After a default was entered against Hafford, Eckhardt filed a motion to
continue the hearing on damages until either Eckhardt's motion for summary
judgment was granted or a trial was completed.  The District Court granted
Eckhardt's motion to continue and subsequently granted a summary judgment
in favor of Eckhardt.  Bates filed a notice of appeal, which was rejected by the
Clerk of the Law Court as interlocutory because a hearing on Hafford's
damages had not been held.  Eckhardt then filed a motion for final judgment,
which the court granted in a one-sentence order prepared by Eckhardt's
counsel.  This appeal followed.
II.  DISCUSSION
	[¶5]  In general, appellate review is not available until a judgment
becomes final.  In re Adoption of Mathew R., 2000 ME 86, ¶ 4, 750 A.2d 1262,
1264.  In order for the court to focus its limited resources, the final judgment
rule must be applied firmly and reasonably.  Id.  In matters involving multiple
parties and multiple claims, parties may seek a certification of final judgment
"[i]n limited instances, when the resolution of one part of an action may be
dispositive of the remaining unresolved components of the action . . . ." 
Musson v.
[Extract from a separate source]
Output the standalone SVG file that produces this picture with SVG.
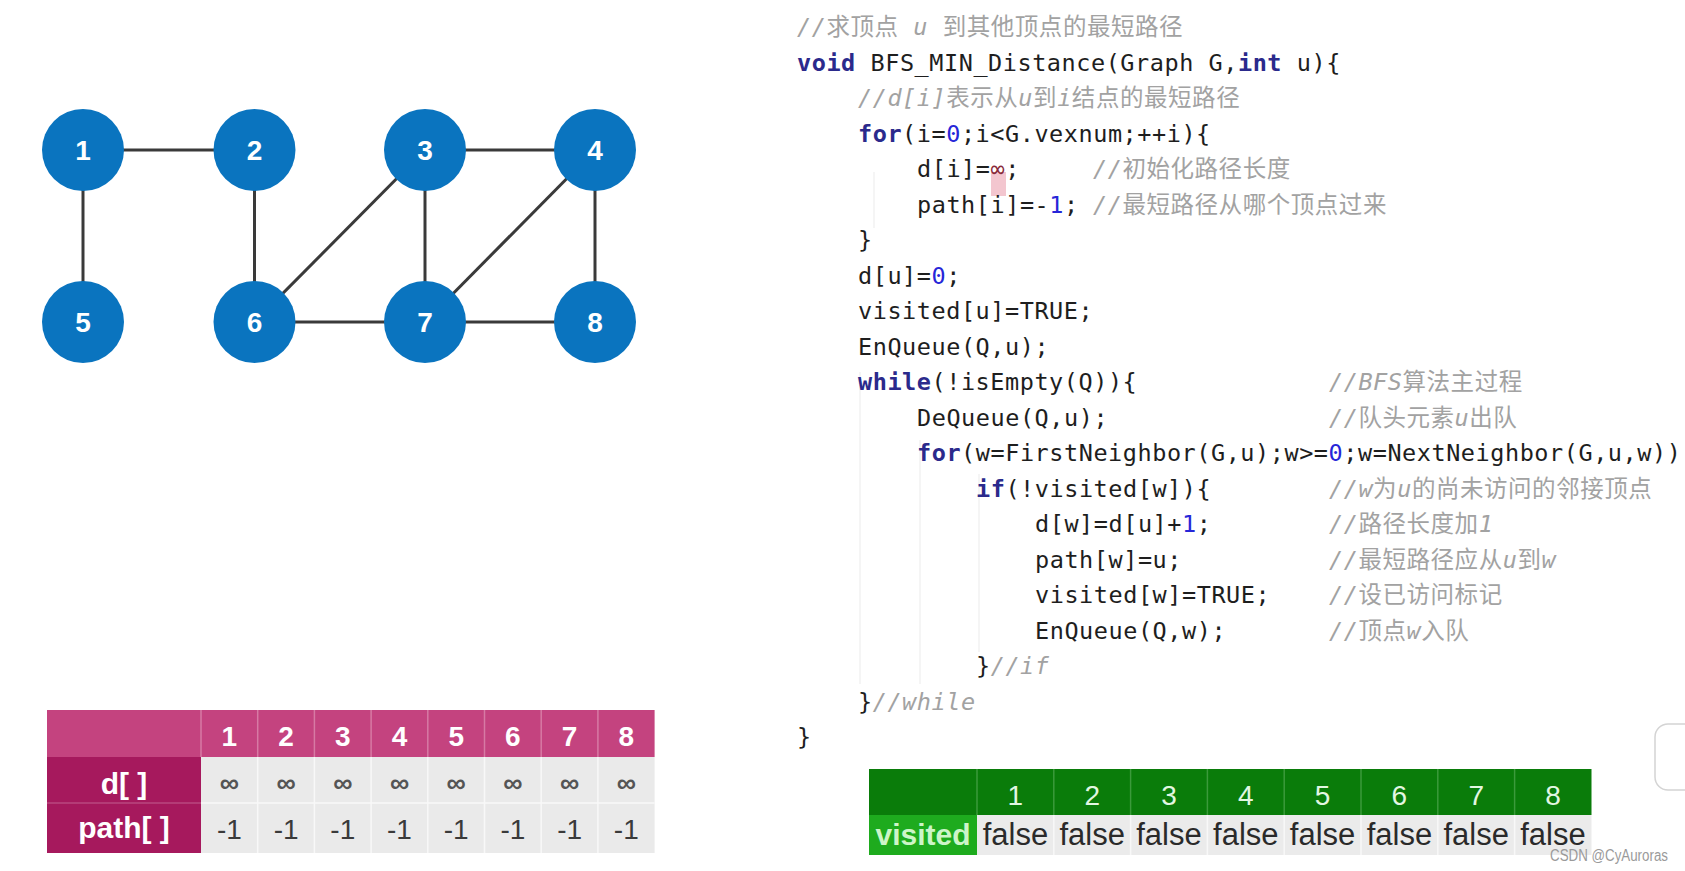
<svg xmlns="http://www.w3.org/2000/svg" width="1685" height="871" viewBox="0 0 1685 871">
  <style>
    .edge { stroke: #3a3a3a; stroke-width: 3; }
    .node circle { fill: #0a74bf; }
    .node text { font-family: "Liberation Sans", Arial, sans-serif; font-size: 28px; font-weight: bold; fill: #ffffff; text-anchor: middle; }
    .code { font-family: "DejaVu Sans Mono", "Noto Sans CJK SC", monospace; font-size: 23.5px; letter-spacing: 0.55px; fill: #1e1e1e; white-space: pre; }
    .kw { font-weight: bold; fill: #2b2a8c; }
    .num { fill: #2626d8; }
    .cm { fill: #a2a2a2; }
    .it { font-style: italic; }
    .guide { stroke: #efefef; stroke-width: 1.2; }
    .th { font-family: "Liberation Sans", Arial, sans-serif; text-anchor: middle; }
    .pink-num { font-size: 28px; font-weight: bold; fill: #ffffff; }
    .pink-lab { font-size: 30px; font-weight: bold; fill: #ffffff; }
    .inf { font-size: 27px; font-weight: bold; fill: #555555; }
    .neg { font-size: 28px; fill: #3a3a3a; }
    .green-num { font-size: 28px; fill: #e2f7e2; }
    .vis { font-size: 30px; font-weight: bold; fill: #cdf5c8; }
    .fal { font-size: 31px; fill: #2a2a2a; }
  </style>

  <rect x="0" y="0" width="1685" height="871" fill="#ffffff"/>

  <!-- undirected graph: edges -->
  <g id="connectors">
    <line class="edge" x1="83" y1="150" x2="254.5" y2="150"/>
    <line class="edge" x1="83" y1="150" x2="83" y2="322"/>
    <line class="edge" x1="254.5" y1="150" x2="254.5" y2="322"/>
    <line class="edge" x1="425" y1="150" x2="595" y2="150"/>
    <line class="edge" x1="425" y1="150" x2="254.5" y2="322"/>
    <line class="edge" x1="425" y1="150" x2="425" y2="322"/>
    <line class="edge" x1="595" y1="150" x2="425" y2="322"/>
    <line class="edge" x1="595" y1="150" x2="595" y2="322"/>
    <line class="edge" x1="254.5" y1="322" x2="425" y2="322"/>
    <line class="edge" x1="425" y1="322" x2="595" y2="322"/>
  </g>

  <!-- graph vertices -->
  <g id="node-1" class="node"><circle cx="83" cy="150" r="41"/><text x="83" y="160">1</text></g>
  <g id="node-2" class="node"><circle cx="254.5" cy="150" r="41"/><text x="254.5" y="160">2</text></g>
  <g id="node-3" class="node"><circle cx="425" cy="150" r="41"/><text x="425" y="160">3</text></g>
  <g id="node-4" class="node"><circle cx="595" cy="150" r="41"/><text x="595" y="160">4</text></g>
  <g id="node-5" class="node"><circle cx="83" cy="322" r="41"/><text x="83" y="332">5</text></g>
  <g id="node-6" class="node"><circle cx="254.5" cy="322" r="41"/><text x="254.5" y="332">6</text></g>
  <g id="node-7" class="node"><circle cx="425" cy="322" r="41"/><text x="425" y="332">7</text></g>
  <g id="node-8" class="node"><circle cx="595" cy="322" r="41"/><text x="595" y="332">8</text></g>

  <!-- d[] / path[] table -->
  <g id="table-d-path" class="th">
    <rect x="47" y="710" width="607.6" height="47" fill="#c4437f"/>
    <rect x="47" y="757" width="154" height="46" fill="#a6195d"/>
    <rect x="47" y="803" width="154" height="50" fill="#a6195d"/>
    <line x1="47" y1="803" x2="201" y2="803" stroke="#b9477f" stroke-width="1.5"/>
    <rect x="201" y="757" width="453.6" height="96" fill="#eaeaea"/>
    <g stroke="#d77aa4" stroke-width="1.5">
      <line x1="201" y1="710" x2="201" y2="757"/>
      <line x1="257.7" y1="710" x2="257.7" y2="757"/>
      <line x1="314.4" y1="710" x2="314.4" y2="757"/>
      <line x1="371.1" y1="710" x2="371.1" y2="757"/>
      <line x1="427.8" y1="710" x2="427.8" y2="757"/>
      <line x1="484.5" y1="710" x2="484.5" y2="757"/>
      <line x1="541.2" y1="710" x2="541.2" y2="757"/>
      <line x1="597.9" y1="710" x2="597.9" y2="757"/>
    </g>
    <g stroke="#f8f8f8" stroke-width="1.5">
      <line x1="257.7" y1="757" x2="257.7" y2="853"/>
      <line x1="314.4" y1="757" x2="314.4" y2="853"/>
      <line x1="371.1" y1="757" x2="371.1" y2="853"/>
      <line x1="427.8" y1="757" x2="427.8" y2="853"/>
      <line x1="484.5" y1="757" x2="484.5" y2="853"/>
      <line x1="541.2" y1="757" x2="541.2" y2="853"/>
      <line x1="597.9" y1="757" x2="597.9" y2="853"/>
      <line x1="201" y1="803" x2="654.6" y2="803"/>
    </g>
    <g class="pink-num">
      <text x="229.4" y="746">1</text>
      <text x="286.1" y="746">2</text>
      <text x="342.8" y="746">3</text>
      <text x="399.5" y="746">4</text>
      <text x="456.2" y="746">5</text>
      <text x="512.9" y="746">6</text>
      <text x="569.6" y="746">7</text>
      <text x="626.3" y="746">8</text>
    </g>
    <text class="pink-lab" x="124" y="794">d[ ]</text>
    <text class="pink-lab" x="124" y="838">path[ ]</text>
    <g class="inf">
      <text x="229.4" y="792">∞</text>
      <text x="286.1" y="792">∞</text>
      <text x="342.8" y="792">∞</text>
      <text x="399.5" y="792">∞</text>
      <text x="456.2" y="792">∞</text>
      <text x="512.9" y="792">∞</text>
      <text x="569.6" y="792">∞</text>
      <text x="626.3" y="792">∞</text>
    </g>
    <g class="neg">
      <text x="229.4" y="839">-1</text>
      <text x="286.1" y="839">-1</text>
      <text x="342.8" y="839">-1</text>
      <text x="399.5" y="839">-1</text>
      <text x="456.2" y="839">-1</text>
      <text x="512.9" y="839">-1</text>
      <text x="569.6" y="839">-1</text>
      <text x="626.3" y="839">-1</text>
    </g>
  </g>

  <!-- faint indentation guides of the editor -->
  <g id="indent-guides">
    <line class="guide" x1="874" y1="172" x2="874" y2="228"/>
    <line class="guide" x1="860" y1="372" x2="860" y2="684"/>
    <line class="guide" x1="920" y1="440" x2="920" y2="684"/>
    <line class="guide" x1="979" y1="474" x2="979" y2="652"/>
  </g>

  <!-- cursor highlight on the infinity sign -->
  <rect x="991" y="172" width="15" height="24" fill="#f3c6cf"/>

  <!-- BFS shortest path source -->
  <g id="code" class="code">
    <text x="797" y="35"><tspan class="cm it">//</tspan><tspan class="cm">求顶点 </tspan><tspan class="cm it">u</tspan><tspan class="cm"> 到其他顶点的最短路径</tspan></text>
    <text x="797" y="70.5"><tspan class="kw">void</tspan> BFS_MIN_Distance(Graph G,<tspan class="kw">int</tspan> u){</text>
    <text x="858" y="106"><tspan class="cm it">//d[i]</tspan><tspan class="cm">表示从</tspan><tspan class="cm it">u</tspan><tspan class="cm">到</tspan><tspan class="cm it">i</tspan><tspan class="cm">结点的最短路径</tspan></text>
    <text x="858" y="141.5"><tspan class="kw">for</tspan>(i=<tspan class="num">0</tspan>;i&lt;G.vexnum;++i){</text>
    <text x="917" y="177">d[i]=<tspan fill="#8a2a3a">∞</tspan>;</text>
    <text x="1093" y="177"><tspan class="cm it">//</tspan><tspan class="cm">初始化路径长度</tspan></text>
    <text x="917" y="212.5">path[i]=-<tspan class="num">1</tspan>;</text>
    <text x="1093" y="212.5"><tspan class="cm it">//</tspan><tspan class="cm">最短路径从哪个顶点过来</tspan></text>
    <text x="858" y="248">}</text>
    <text x="858" y="283.5">d[u]=<tspan class="num">0</tspan>;</text>
    <text x="858" y="319">visited[u]=TRUE;</text>
    <text x="858" y="354.5">EnQueue(Q,u);</text>
    <text x="858" y="390"><tspan class="kw">while</tspan>(!isEmpty(Q)){</text>
    <text x="1329" y="390"><tspan class="cm it">//BFS</tspan><tspan class="cm">算法主过程</tspan></text>
    <text x="917" y="425.5">DeQueue(Q,u);</text>
    <text x="1329" y="425.5"><tspan class="cm it">//</tspan><tspan class="cm">队头元素</tspan><tspan class="cm it">u</tspan><tspan class="cm">出队</tspan></text>
    <text x="917" y="461"><tspan class="kw">for</tspan>(w=FirstNeighbor(G,u);w&gt;=<tspan class="num">0</tspan>;w=NextNeighbor(G,u,w))</text>
    <text x="976" y="496.5"><tspan class="kw">if</tspan>(!visited[w]){</text>
    <text x="1329" y="496.5"><tspan class="cm it">//w</tspan><tspan class="cm">为</tspan><tspan class="cm it">u</tspan><tspan class="cm">的尚未访问的邻接顶点</tspan></text>
    <text x="1035" y="532">d[w]=d[u]+<tspan class="num">1</tspan>;</text>
    <text x="1329" y="532"><tspan class="cm it">//</tspan><tspan class="cm">路径长度加</tspan><tspan class="cm it">1</tspan></text>
    <text x="1035" y="567.5">path[w]=u;</text>
    <text x="1329" y="567.5"><tspan class="cm it">//</tspan><tspan class="cm">最短路径应从</tspan><tspan class="cm it">u</tspan><tspan class="cm">到</tspan><tspan class="cm it">w</tspan></text>
    <text x="1035" y="603">visited[w]=TRUE;</text>
    <text x="1329" y="603"><tspan class="cm it">//</tspan><tspan class="cm">设已访问标记</tspan></text>
    <text x="1035" y="638.5">EnQueue(Q,w);</text>
    <text x="1329" y="638.5"><tspan class="cm it">//</tspan><tspan class="cm">顶点</tspan><tspan class="cm it">w</tspan><tspan class="cm">入队</tspan></text>
    <text x="976" y="674">}<tspan class="cm it">//if</tspan></text>
    <text x="858" y="709.5">}<tspan class="cm it">//while</tspan></text>
    <text x="797" y="745">}</text>
  </g>

  <!-- visited[] table -->
  <g id="table-visited" class="th">
    <rect x="869" y="769" width="722.5" height="46" fill="#0a7c0a"/>
    <rect x="869" y="815" width="108" height="40" fill="#1eab1e"/>
    <rect x="977" y="815" width="614.5" height="40" fill="#ebebeb"/>
    <g stroke="#3b9a3b" stroke-width="1.5">
      <line x1="977" y1="769" x2="977" y2="815"/>
      <line x1="1053.8" y1="769" x2="1053.8" y2="815"/>
      <line x1="1130.6" y1="769" x2="1130.6" y2="815"/>
      <line x1="1207.4" y1="769" x2="1207.4" y2="815"/>
      <line x1="1284.2" y1="769" x2="1284.2" y2="815"/>
      <line x1="1361" y1="769" x2="1361" y2="815"/>
      <line x1="1437.8" y1="769" x2="1437.8" y2="815"/>
      <line x1="1514.6" y1="769" x2="1514.6" y2="815"/>
    </g>
    <g stroke="#f8f8f8" stroke-width="1.5">
      <line x1="1053.8" y1="815" x2="1053.8" y2="855"/>
      <line x1="1130.6" y1="815" x2="1130.6" y2="855"/>
      <line x1="1207.4" y1="815" x2="1207.4" y2="855"/>
      <line x1="1284.2" y1="815" x2="1284.2" y2="855"/>
      <line x1="1361" y1="815" x2="1361" y2="855"/>
      <line x1="1437.8" y1="815" x2="1437.8" y2="855"/>
      <line x1="1514.6" y1="815" x2="1514.6" y2="855"/>
    </g>
    <g class="green-num">
      <text x="1015.4" y="805">1</text>
      <text x="1092.2" y="805">2</text>
      <text x="1169" y="805">3</text>
      <text x="1245.8" y="805">4</text>
      <text x="1322.6" y="805">5</text>
      <text x="1399.4" y="805">6</text>
      <text x="1476.2" y="805">7</text>
      <text x="1553" y="805">8</text>
    </g>
    <text class="vis" x="923" y="845">visited</text>
    <g class="fal">
      <text x="1015.4" y="845">false</text>
      <text x="1092.2" y="845">false</text>
      <text x="1169" y="845">false</text>
      <text x="1245.8" y="845">false</text>
      <text x="1322.6" y="845">false</text>
      <text x="1399.4" y="845">false</text>
      <text x="1476.2" y="845">false</text>
      <text x="1553" y="845">false</text>
    </g>
  </g>

  <!-- side button at the right edge -->
  <rect x="1655" y="724" width="50" height="66" rx="13" fill="#ffffff" stroke="#d4d4d4" stroke-width="1.5"/>

  <!-- watermark -->
  <text x="1550" y="861" font-family="Liberation Sans, Arial, sans-serif" font-size="16" fill="#9a9a9a" textLength="118" lengthAdjust="spacingAndGlyphs">CSDN @CyAuroras</text>
</svg>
Godley, 1999 ME 193, ¶ 7, 742 A.2d 479, 481.
	[¶6]  We review a "trial court's decision to certify a claim as final
pursuant to M.R. Civ. P. 54(b) for an abuse of discretion."  Dexter v. Town of
Norway, 1998 ME 195, ¶ 6, 715 A.2d 169, 171.  Rule 54(b) was designed to
allow an appeal from a decision that does not represent complete finality as to
an entire case, but because of unique facts is actually final and complete with
respect to a particular party.  In determining the propriety of certifying a claim
as final, courts weigh a variety of factors, including:  
the relationship of the adjudicated and unadjudicated claims, the
possibility that the need for review may be mooted by future
development in the trial court, the chance that the same issues
will be presented more than once to the appellate court, the
possibility that an immediate appeal might expedite the trial
court's work, and miscellaneous factors such as likely delay,
economic solvency considerations, the res judicata effect of a final
judgment, and the like.
Id. (quoting Durgin v. Robertson, 428 A.2d 65, 68 (Me. 1981)).  Unless the
court's order is explanatory, we cannot determine whether the court considered
those factors in entering a "final" judgment.  See Canal Nat'l Bank v. Becker,
431 A.2d 71, 72 n.2 (
Me. 1981).  Thus, we have previously declined to accept
Rule 54(b) certifications without explanation by the trial judge.  See, e.g.,
Citicorp Mortgage, Inc. v. Keneborus, 641 A.2d 188, 190 (Me. 1994); Key Bank of
Me. v. Park Entrance Motel, 640 A.2d 211, 212-13 (Me. 1994).
	[¶7]  In the matter before us, counsel for Eckhardt submitted for the
court's signature a single-sentence order that not only did not address the
factors required, but also did not even cite to Rule 54(b).  Thus, we cannot
determine whether the court expected the matter to be cognizable on appeal
and whether the court considered each of the factors articulated in Dexter and
Durgin.{1}  We therefore dismiss the appeal for lack of a final judgment.
	The entry is:

Appeal dismissed.
                                                     
Attorney for plaintiff:

Wayne P. Doane, Esq.
P O Box  60
Exeter, ME 04435-0060

Attorneys for defendant:

Mary F. Kellogg, Esq.
Frederick J. Badger jr., Esq.
Richardson, Whitman, Large & Badger, P.C.
P O Box 2429
Bangor, ME 04402-2429
FOOTNOTES******************************** {1} . We cannot determine from the record before us whether a final judgment could be certified with respect to the summary judgment in favor of Eckhardt.